Please return nothing but the lines between the line holding "Recreate this image" and the line holding "(hub) -- (tip);", both ends included, without the pictures.

======

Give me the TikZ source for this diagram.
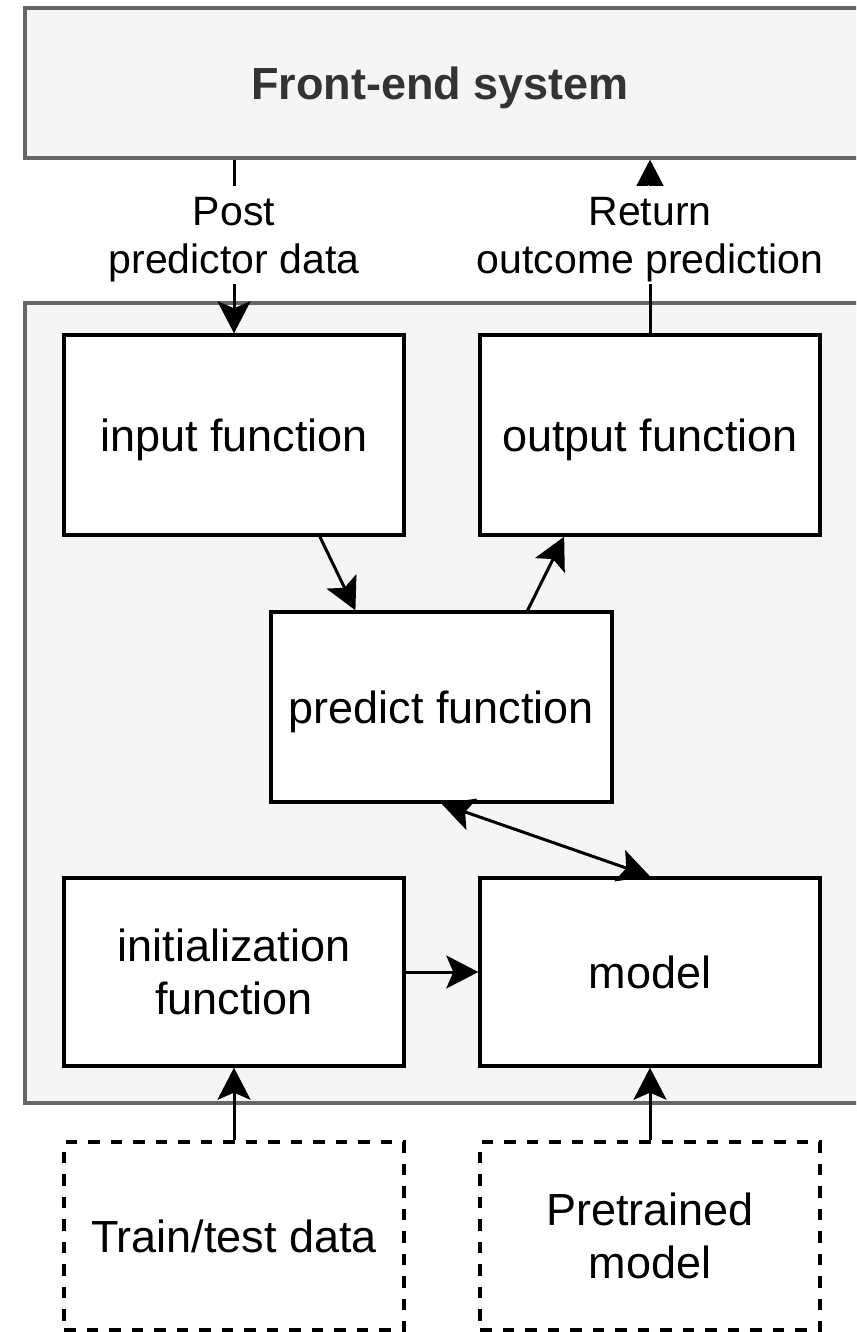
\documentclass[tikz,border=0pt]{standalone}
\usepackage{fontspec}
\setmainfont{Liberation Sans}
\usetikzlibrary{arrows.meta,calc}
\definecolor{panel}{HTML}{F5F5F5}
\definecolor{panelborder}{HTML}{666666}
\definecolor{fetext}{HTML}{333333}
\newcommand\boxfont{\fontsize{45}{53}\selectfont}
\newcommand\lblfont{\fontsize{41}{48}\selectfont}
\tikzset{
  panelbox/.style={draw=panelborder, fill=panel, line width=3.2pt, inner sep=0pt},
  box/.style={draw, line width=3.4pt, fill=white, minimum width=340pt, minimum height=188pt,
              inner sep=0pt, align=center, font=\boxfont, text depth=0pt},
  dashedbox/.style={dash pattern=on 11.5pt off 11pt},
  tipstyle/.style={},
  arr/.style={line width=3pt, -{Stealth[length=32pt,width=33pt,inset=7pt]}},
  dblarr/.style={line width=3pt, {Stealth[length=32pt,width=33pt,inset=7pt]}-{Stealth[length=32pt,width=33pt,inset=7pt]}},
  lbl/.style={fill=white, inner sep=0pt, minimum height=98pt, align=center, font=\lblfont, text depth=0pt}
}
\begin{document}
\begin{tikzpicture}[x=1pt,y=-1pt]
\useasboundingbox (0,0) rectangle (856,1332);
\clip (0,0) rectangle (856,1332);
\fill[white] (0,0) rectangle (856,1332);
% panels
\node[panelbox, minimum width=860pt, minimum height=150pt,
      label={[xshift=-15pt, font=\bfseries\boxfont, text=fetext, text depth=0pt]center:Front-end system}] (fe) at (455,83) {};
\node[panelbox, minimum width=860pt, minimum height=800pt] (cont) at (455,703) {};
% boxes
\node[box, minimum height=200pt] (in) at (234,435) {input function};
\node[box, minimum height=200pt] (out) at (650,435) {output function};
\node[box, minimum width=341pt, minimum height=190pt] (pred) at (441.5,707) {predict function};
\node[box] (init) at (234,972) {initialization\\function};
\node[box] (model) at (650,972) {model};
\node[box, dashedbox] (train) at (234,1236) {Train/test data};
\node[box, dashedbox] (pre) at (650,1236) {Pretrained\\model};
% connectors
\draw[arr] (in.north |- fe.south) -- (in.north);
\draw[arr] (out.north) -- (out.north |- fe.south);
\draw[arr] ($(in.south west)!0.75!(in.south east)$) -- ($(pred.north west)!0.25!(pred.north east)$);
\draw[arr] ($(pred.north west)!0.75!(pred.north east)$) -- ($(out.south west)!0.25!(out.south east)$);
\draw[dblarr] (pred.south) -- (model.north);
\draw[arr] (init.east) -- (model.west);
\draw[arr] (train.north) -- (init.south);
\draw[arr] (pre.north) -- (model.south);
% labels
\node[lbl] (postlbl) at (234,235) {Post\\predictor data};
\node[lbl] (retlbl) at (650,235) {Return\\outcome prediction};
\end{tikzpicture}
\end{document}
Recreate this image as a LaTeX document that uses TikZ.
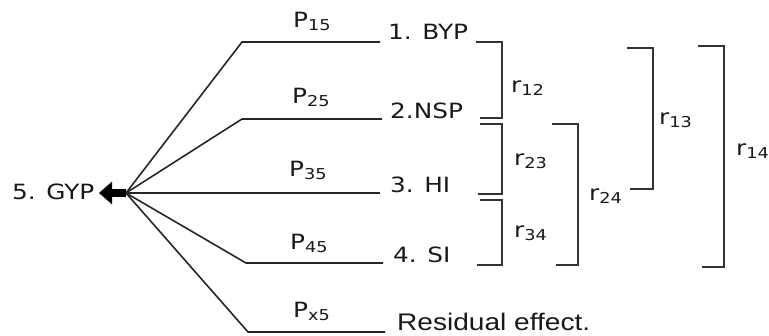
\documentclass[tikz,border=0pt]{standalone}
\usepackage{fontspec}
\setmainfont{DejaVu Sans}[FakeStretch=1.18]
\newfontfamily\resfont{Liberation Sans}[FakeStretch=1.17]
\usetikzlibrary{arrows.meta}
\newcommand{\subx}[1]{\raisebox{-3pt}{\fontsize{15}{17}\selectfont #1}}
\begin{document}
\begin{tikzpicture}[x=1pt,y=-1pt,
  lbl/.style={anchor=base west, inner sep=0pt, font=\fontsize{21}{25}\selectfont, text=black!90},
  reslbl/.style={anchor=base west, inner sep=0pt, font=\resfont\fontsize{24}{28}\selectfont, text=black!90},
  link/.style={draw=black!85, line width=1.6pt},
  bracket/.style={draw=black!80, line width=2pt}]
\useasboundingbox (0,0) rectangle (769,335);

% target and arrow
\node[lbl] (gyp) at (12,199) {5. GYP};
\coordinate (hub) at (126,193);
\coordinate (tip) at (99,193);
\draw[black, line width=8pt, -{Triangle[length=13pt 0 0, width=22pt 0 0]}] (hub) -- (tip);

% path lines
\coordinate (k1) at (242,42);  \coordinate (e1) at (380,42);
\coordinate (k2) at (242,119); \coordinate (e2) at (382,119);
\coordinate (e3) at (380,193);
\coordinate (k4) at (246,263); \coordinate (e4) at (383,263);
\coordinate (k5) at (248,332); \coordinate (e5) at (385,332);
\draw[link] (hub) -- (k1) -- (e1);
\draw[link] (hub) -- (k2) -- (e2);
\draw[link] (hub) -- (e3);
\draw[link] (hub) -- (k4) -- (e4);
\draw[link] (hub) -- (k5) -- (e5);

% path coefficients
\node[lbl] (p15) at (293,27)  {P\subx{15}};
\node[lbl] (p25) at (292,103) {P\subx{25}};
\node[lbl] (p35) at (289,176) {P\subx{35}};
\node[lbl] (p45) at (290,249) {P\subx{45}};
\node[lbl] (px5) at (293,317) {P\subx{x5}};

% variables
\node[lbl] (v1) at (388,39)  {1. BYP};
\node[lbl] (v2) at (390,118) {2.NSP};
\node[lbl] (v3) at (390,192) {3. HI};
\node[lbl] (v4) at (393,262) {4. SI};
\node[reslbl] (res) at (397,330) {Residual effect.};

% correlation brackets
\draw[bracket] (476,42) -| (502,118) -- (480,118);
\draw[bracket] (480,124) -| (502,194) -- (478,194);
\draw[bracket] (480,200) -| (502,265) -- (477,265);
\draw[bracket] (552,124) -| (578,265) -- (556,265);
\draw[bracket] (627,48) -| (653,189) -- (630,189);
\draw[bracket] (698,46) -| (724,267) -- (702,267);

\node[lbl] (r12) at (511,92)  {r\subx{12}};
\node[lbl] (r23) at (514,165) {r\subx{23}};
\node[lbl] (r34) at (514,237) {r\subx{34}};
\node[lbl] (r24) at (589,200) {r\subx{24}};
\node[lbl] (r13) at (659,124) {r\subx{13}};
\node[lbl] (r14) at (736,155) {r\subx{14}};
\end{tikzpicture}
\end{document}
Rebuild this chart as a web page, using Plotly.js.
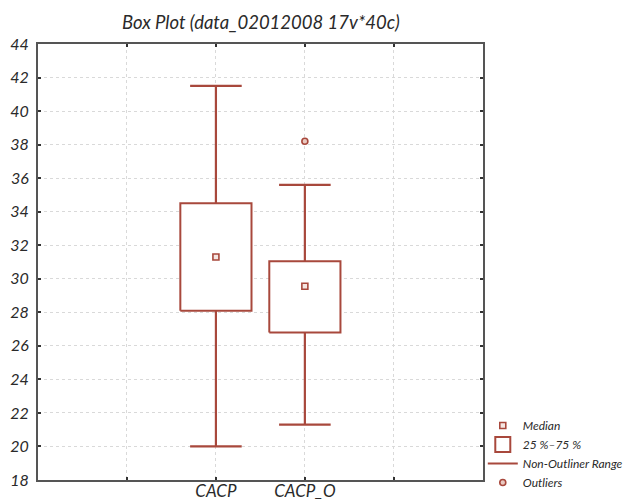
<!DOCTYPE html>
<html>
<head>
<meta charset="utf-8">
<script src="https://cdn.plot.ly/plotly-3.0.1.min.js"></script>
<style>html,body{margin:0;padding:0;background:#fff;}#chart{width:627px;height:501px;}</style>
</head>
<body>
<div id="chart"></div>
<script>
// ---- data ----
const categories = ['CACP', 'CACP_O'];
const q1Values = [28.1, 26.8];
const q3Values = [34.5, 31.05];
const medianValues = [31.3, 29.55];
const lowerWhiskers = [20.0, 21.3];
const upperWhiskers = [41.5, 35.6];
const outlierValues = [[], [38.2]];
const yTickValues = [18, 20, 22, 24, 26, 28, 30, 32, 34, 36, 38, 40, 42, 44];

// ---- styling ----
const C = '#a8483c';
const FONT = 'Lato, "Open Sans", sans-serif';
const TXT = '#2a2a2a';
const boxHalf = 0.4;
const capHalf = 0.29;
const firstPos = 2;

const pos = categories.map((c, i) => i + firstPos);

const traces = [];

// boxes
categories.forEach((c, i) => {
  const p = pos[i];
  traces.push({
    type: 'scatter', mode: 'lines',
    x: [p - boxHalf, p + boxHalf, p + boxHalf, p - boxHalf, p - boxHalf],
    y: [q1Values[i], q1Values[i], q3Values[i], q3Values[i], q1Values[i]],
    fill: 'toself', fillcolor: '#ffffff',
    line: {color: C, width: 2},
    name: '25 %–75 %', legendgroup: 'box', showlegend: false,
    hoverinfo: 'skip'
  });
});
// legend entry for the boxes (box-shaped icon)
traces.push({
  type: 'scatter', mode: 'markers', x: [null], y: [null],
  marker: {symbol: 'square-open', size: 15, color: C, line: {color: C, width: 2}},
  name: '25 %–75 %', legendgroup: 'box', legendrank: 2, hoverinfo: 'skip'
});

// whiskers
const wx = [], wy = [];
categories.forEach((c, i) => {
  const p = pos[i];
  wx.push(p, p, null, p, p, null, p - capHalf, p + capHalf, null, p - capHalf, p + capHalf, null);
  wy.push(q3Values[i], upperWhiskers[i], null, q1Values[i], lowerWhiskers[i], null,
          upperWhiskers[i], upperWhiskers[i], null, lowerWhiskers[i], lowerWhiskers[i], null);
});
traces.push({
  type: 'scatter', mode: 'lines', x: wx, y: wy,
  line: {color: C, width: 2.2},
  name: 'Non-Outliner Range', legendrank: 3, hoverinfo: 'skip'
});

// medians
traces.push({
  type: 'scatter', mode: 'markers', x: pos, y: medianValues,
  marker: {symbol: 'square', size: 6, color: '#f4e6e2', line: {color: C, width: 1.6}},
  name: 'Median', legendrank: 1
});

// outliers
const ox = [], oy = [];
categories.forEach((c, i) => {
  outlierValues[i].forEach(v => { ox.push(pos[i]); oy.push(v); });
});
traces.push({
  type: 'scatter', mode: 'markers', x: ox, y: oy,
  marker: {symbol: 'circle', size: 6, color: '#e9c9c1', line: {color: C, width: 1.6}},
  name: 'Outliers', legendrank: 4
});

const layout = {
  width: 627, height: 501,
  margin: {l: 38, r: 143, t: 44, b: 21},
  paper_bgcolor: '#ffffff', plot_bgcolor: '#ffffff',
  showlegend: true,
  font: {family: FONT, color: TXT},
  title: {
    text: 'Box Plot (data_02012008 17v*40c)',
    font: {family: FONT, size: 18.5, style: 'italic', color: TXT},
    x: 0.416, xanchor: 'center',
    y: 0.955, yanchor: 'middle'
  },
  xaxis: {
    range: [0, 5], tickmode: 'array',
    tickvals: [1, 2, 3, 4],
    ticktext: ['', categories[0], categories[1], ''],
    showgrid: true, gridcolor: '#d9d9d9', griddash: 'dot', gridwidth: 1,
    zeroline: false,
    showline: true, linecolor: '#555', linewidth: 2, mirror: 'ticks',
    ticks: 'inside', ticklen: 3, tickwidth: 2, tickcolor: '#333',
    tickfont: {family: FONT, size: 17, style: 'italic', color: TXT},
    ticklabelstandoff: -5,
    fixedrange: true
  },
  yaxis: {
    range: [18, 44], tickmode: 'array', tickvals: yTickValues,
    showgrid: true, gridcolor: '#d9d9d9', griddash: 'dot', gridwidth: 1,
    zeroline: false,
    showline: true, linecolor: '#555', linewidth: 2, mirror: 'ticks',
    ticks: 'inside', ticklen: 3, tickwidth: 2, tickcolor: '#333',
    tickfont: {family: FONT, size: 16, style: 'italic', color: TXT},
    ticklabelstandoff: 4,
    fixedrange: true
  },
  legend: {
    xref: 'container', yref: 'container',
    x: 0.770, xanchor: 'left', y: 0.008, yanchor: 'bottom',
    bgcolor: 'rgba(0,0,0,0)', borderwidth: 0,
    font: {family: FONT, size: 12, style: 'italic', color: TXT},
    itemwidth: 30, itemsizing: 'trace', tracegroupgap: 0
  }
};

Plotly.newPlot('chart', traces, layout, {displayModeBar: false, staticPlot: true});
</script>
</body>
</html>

======

■ **TASK RESPONSE**:
Recreate this image as a LaTeX document that uses TikZ.
\documentclass[tikz,border=0pt]{standalone}
\usepackage{fontspec}
\setmainfont{DejaVu Sans}[FakeStretch=1.18]
\newfontfamily\resfont{Liberation Sans}[FakeStretch=1.17]
\usetikzlibrary{arrows.meta}
\newcommand{\subx}[1]{\raisebox{-3pt}{\fontsize{15}{17}\selectfont #1}}
\begin{document}
\begin{tikzpicture}[x=1pt,y=-1pt,
  lbl/.style={anchor=base west, inner sep=0pt, font=\fontsize{21}{25}\selectfont, text=black!90},
  reslbl/.style={anchor=base west, inner sep=0pt, font=\resfont\fontsize{24}{28}\selectfont, text=black!90},
  link/.style={draw=black!85, line width=1.6pt},
  bracket/.style={draw=black!80, line width=2pt}]
\useasboundingbox (0,0) rectangle (769,335);

% target and arrow
\node[lbl] (gyp) at (12,199) {5. GYP};
\coordinate (hub) at (126,193);
\coordinate (tip) at (99,193);
\draw[black, line width=8pt, -{Triangle[length=13pt 0 0, width=22pt 0 0]}] (hub) -- (tip);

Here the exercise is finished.